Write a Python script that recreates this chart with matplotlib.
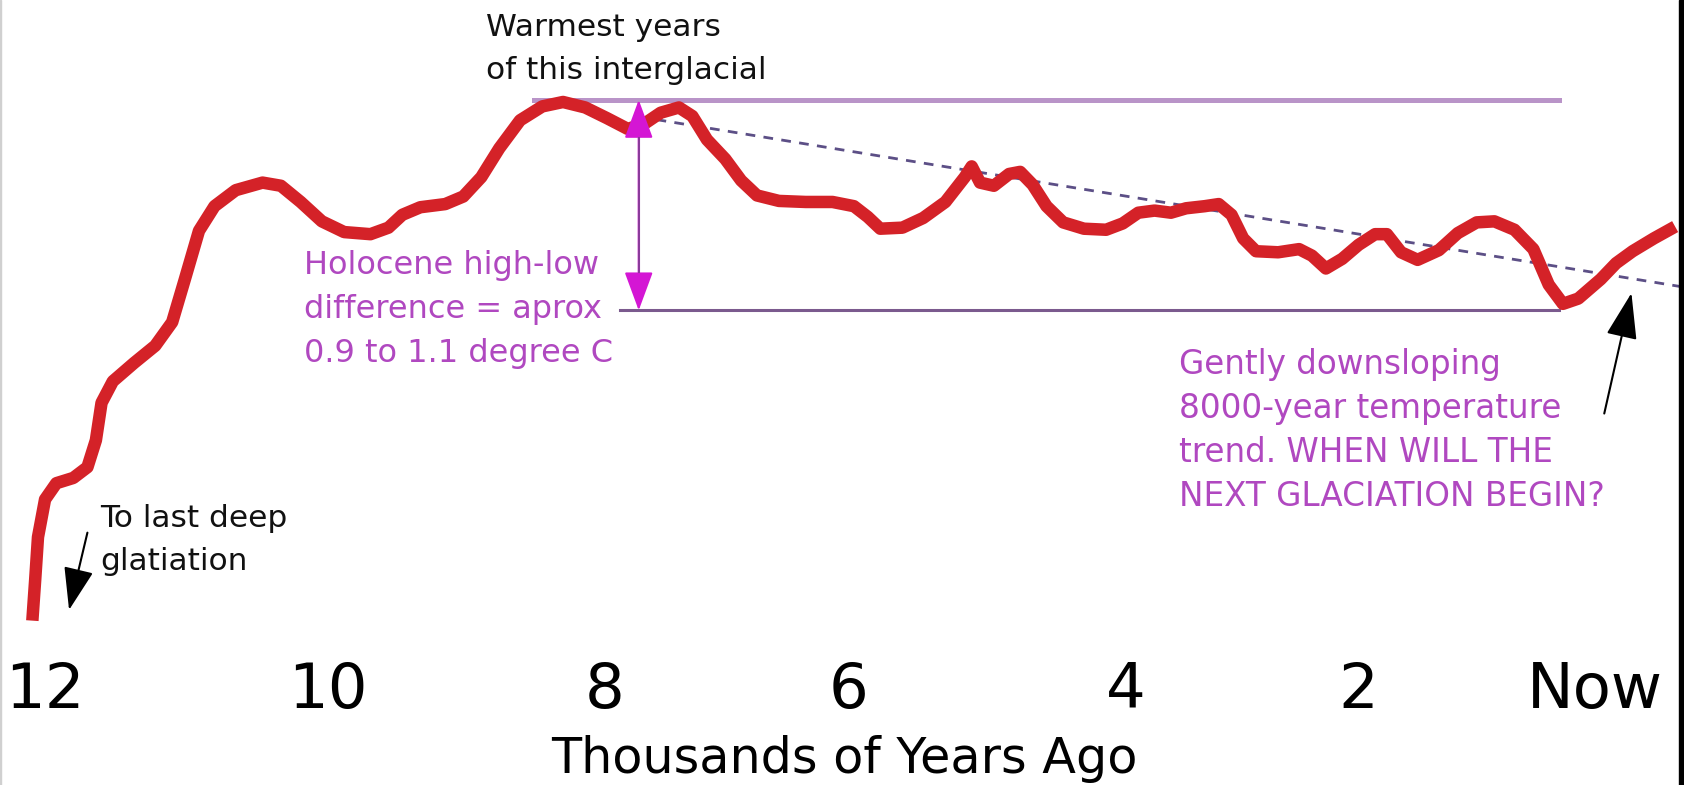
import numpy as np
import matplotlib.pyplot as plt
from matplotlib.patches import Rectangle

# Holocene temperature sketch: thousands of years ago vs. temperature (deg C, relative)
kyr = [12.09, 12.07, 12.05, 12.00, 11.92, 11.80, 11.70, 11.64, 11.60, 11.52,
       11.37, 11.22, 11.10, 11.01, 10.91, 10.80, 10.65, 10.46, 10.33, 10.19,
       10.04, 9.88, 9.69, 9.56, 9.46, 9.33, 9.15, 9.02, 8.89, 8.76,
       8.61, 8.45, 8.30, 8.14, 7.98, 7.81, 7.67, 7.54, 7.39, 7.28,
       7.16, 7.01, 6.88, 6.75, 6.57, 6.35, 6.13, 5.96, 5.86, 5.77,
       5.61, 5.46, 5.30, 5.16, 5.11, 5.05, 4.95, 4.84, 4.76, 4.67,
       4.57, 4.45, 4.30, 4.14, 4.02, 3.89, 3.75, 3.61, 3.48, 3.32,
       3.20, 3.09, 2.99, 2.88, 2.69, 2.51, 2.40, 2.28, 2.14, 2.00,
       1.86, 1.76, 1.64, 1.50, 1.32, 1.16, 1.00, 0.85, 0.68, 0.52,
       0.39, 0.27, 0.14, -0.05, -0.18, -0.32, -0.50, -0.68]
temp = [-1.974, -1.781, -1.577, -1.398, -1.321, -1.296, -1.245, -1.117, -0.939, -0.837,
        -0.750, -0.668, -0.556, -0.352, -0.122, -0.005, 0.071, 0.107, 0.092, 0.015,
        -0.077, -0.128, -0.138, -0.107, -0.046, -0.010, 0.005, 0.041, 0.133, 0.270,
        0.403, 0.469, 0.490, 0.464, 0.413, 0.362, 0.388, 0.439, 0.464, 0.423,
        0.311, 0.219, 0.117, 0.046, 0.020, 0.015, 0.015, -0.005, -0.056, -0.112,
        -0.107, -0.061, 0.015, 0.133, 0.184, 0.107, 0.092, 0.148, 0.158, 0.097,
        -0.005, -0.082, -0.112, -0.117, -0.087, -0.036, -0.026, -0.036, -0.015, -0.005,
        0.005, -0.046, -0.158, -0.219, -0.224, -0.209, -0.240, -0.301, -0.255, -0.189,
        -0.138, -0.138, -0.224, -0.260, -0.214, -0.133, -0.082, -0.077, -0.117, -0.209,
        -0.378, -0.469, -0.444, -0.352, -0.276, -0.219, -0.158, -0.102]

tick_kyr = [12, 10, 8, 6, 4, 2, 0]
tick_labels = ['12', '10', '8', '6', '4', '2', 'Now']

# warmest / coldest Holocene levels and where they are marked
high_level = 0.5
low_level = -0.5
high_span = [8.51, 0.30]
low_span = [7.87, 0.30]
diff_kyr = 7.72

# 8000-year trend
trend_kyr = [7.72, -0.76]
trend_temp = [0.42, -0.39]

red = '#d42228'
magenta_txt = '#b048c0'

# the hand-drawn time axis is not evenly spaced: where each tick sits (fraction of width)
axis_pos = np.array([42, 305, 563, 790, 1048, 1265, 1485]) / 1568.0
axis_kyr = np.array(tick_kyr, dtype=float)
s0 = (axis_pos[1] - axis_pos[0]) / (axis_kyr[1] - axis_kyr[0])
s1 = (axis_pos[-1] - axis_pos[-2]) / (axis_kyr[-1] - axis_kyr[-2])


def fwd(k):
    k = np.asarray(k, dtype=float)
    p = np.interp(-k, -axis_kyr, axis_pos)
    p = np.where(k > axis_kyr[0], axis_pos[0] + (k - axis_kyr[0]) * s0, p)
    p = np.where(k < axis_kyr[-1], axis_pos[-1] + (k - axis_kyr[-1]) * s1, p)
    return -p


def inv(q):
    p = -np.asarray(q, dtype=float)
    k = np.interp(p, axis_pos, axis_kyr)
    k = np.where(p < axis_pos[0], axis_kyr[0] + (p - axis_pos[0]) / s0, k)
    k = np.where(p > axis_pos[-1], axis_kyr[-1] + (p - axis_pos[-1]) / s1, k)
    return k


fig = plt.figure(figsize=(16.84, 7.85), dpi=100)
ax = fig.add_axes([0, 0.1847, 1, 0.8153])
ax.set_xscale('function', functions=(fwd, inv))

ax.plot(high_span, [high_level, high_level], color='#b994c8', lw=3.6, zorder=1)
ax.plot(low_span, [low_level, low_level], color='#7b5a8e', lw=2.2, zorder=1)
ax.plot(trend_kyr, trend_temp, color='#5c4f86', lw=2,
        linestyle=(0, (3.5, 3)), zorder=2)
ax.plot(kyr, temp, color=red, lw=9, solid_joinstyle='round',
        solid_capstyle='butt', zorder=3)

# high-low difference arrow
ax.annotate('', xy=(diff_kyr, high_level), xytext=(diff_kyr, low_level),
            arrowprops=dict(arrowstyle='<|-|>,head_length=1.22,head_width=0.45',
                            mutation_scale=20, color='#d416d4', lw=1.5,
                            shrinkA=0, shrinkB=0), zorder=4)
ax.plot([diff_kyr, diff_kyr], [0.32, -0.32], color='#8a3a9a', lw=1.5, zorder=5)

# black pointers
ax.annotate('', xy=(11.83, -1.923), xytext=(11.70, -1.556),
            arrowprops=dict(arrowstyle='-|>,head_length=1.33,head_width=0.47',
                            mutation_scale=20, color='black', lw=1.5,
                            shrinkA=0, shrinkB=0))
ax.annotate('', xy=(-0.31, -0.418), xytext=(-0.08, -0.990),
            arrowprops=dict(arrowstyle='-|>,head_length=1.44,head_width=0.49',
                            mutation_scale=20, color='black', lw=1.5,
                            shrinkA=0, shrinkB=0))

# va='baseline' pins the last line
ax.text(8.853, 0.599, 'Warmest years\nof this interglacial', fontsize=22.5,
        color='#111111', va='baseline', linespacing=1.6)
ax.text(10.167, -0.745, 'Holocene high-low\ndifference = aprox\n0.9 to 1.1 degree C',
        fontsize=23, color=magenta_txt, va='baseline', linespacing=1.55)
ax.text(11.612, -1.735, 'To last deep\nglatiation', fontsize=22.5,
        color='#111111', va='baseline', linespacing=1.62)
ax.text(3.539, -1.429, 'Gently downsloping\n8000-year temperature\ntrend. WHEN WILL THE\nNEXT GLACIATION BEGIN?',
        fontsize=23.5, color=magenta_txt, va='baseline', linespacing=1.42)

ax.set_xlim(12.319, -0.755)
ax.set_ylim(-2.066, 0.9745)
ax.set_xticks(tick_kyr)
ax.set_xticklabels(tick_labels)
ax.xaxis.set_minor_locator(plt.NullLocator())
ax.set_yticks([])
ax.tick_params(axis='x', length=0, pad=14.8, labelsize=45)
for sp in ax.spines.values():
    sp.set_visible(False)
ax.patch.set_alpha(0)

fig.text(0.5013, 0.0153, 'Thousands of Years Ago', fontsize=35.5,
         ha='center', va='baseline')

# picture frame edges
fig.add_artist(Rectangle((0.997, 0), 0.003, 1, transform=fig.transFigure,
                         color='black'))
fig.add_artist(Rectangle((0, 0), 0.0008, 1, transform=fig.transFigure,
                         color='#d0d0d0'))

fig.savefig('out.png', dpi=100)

──────

▶ Task description: Return the listing above in full and without alteration, excluding its pictures.

▶ In response:
Write a Python script that recreates this chart with matplotlib.
import numpy as np
import matplotlib.pyplot as plt
from matplotlib.patches import Rectangle

# Holocene temperature sketch: thousands of years ago vs. temperature (deg C, relative)
kyr = [12.09, 12.07, 12.05, 12.00, 11.92, 11.80, 11.70, 11.64, 11.60, 11.52,
       11.37, 11.22, 11.10, 11.01, 10.91, 10.80, 10.65, 10.46, 10.33, 10.19,
       10.04, 9.88, 9.69, 9.56, 9.46, 9.33, 9.15, 9.02, 8.89, 8.76,
       8.61, 8.45, 8.30, 8.14, 7.98, 7.81, 7.67, 7.54, 7.39, 7.28,
       7.16, 7.01, 6.88, 6.75, 6.57, 6.35, 6.13, 5.96, 5.86, 5.77,
       5.61, 5.46, 5.30, 5.16, 5.11, 5.05, 4.95, 4.84, 4.76, 4.67,
       4.57, 4.45, 4.30, 4.14, 4.02, 3.89, 3.75, 3.61, 3.48, 3.32,
       3.20, 3.09, 2.99, 2.88, 2.69, 2.51, 2.40, 2.28, 2.14, 2.00,
       1.86, 1.76, 1.64, 1.50, 1.32, 1.16, 1.00, 0.85, 0.68, 0.52,
       0.39, 0.27, 0.14, -0.05, -0.18, -0.32, -0.50, -0.68]
temp = [-1.974, -1.781, -1.577, -1.398, -1.321, -1.296, -1.245, -1.117, -0.939, -0.837,
        -0.750, -0.668, -0.556, -0.352, -0.122, -0.005, 0.071, 0.107, 0.092, 0.015,
        -0.077, -0.128, -0.138, -0.107, -0.046, -0.010, 0.005, 0.041, 0.133, 0.270,
        0.403, 0.469, 0.490, 0.464, 0.413, 0.362, 0.388, 0.439, 0.464, 0.423,
        0.311, 0.219, 0.117, 0.046, 0.020, 0.015, 0.015, -0.005, -0.056, -0.112,
        -0.107, -0.061, 0.015, 0.133, 0.184, 0.107, 0.092, 0.148, 0.158, 0.097,
        -0.005, -0.082, -0.112, -0.117, -0.087, -0.036, -0.026, -0.036, -0.015, -0.005,
        0.005, -0.046, -0.158, -0.219, -0.224, -0.209, -0.240, -0.301, -0.255, -0.189,
        -0.138, -0.138, -0.224, -0.260, -0.214, -0.133, -0.082, -0.077, -0.117, -0.209,
        -0.378, -0.469, -0.444, -0.352, -0.276, -0.219, -0.158, -0.102]

tick_kyr = [12, 10, 8, 6, 4, 2, 0]
tick_labels = ['12', '10', '8', '6', '4', '2', 'Now']

# warmest / coldest Holocene levels and where they are marked
high_level = 0.5
low_level = -0.5
high_span = [8.51, 0.30]
low_span = [7.87, 0.30]
diff_kyr = 7.72

# 8000-year trend
trend_kyr = [7.72, -0.76]
trend_temp = [0.42, -0.39]

red = '#d42228'
magenta_txt = '#b048c0'

# the hand-drawn time axis is not evenly spaced: where each tick sits (fraction of width)
axis_pos = np.array([42, 305, 563, 790, 1048, 1265, 1485]) / 1568.0
axis_kyr = np.array(tick_kyr, dtype=float)
s0 = (axis_pos[1] - axis_pos[0]) / (axis_kyr[1] - axis_kyr[0])
s1 = (axis_pos[-1] - axis_pos[-2]) / (axis_kyr[-1] - axis_kyr[-2])


def fwd(k):
    k = np.asarray(k, dtype=float)
    p = np.interp(-k, -axis_kyr, axis_pos)
    p = np.where(k > axis_kyr[0], axis_pos[0] + (k - axis_kyr[0]) * s0, p)
    p = np.where(k < axis_kyr[-1], axis_pos[-1] + (k - axis_kyr[-1]) * s1, p)
    return -p


def inv(q):
    p = -np.asarray(q, dtype=float)
    k = np.interp(p, axis_pos, axis_kyr)
    k = np.where(p < axis_pos[0], axis_kyr[0] + (p - axis_pos[0]) / s0, k)
    k = np.where(p > axis_pos[-1], axis_kyr[-1] + (p - axis_pos[-1]) / s1, k)
    return k


fig = plt.figure(figsize=(16.84, 7.85), dpi=100)
ax = fig.add_axes([0, 0.1847, 1, 0.8153])
ax.set_xscale('function', functions=(fwd, inv))

ax.plot(high_span, [high_level, high_level], color='#b994c8', lw=3.6, zorder=1)
ax.plot(low_span, [low_level, low_level], color='#7b5a8e', lw=2.2, zorder=1)
ax.plot(trend_kyr, trend_temp, color='#5c4f86', lw=2,
        linestyle=(0, (3.5, 3)), zorder=2)
ax.plot(kyr, temp, color=red, lw=9, solid_joinstyle='round',
        solid_capstyle='butt', zorder=3)

# high-low difference arrow
ax.annotate('', xy=(diff_kyr, high_level), xytext=(diff_kyr, low_level),
            arrowprops=dict(arrowstyle='<|-|>,head_length=1.22,head_width=0.45',
                            mutation_scale=20, color='#d416d4', lw=1.5,
                            shrinkA=0, shrinkB=0), zorder=4)
ax.plot([diff_kyr, diff_kyr], [0.32, -0.32], color='#8a3a9a', lw=1.5, zorder=5)

# black pointers
ax.annotate('', xy=(11.83, -1.923), xytext=(11.70, -1.556),
            arrowprops=dict(arrowstyle='-|>,head_length=1.33,head_width=0.47',
                            mutation_scale=20, color='black', lw=1.5,
                            shrinkA=0, shrinkB=0))
ax.annotate('', xy=(-0.31, -0.418), xytext=(-0.08, -0.990),
            arrowprops=dict(arrowstyle='-|>,head_length=1.44,head_width=0.49',
                            mutation_scale=20, color='black', lw=1.5,
                            shrinkA=0, shrinkB=0))

# va='baseline' pins the last line
ax.text(8.853, 0.599, 'Warmest years\nof this interglacial', fontsize=22.5,
        color='#111111', va='baseline', linespacing=1.6)
ax.text(10.167, -0.745, 'Holocene high-low\ndifference = aprox\n0.9 to 1.1 degree C',
        fontsize=23, color=magenta_txt, va='baseline', linespacing=1.55)
ax.text(11.612, -1.735, 'To last deep\nglatiation', fontsize=22.5,
        color='#111111', va='baseline', linespacing=1.62)
ax.text(3.539, -1.429, 'Gently downsloping\n8000-year temperature\ntrend. WHEN WILL THE\nNEXT GLACIATION BEGIN?',
        fontsize=23.5, color=magenta_txt, va='baseline', linespacing=1.42)

ax.set_xlim(12.319, -0.755)
ax.set_ylim(-2.066, 0.9745)
ax.set_xticks(tick_kyr)
ax.set_xticklabels(tick_labels)
ax.xaxis.set_minor_locator(plt.NullLocator())
ax.set_yticks([])
ax.tick_params(axis='x', length=0, pad=14.8, labelsize=45)
for sp in ax.spines.values():
    sp.set_visible(False)
ax.patch.set_alpha(0)

fig.text(0.5013, 0.0153, 'Thousands of Years Ago', fontsize=35.5,
         ha='center', va='baseline')

# picture frame edges
fig.add_artist(Rectangle((0.997, 0), 0.003, 1, transform=fig.transFigure,
                         color='black'))
fig.add_artist(Rectangle((0, 0), 0.0008, 1, transform=fig.transFigure,
                         color='#d0d0d0'))

fig.savefig('out.png', dpi=100)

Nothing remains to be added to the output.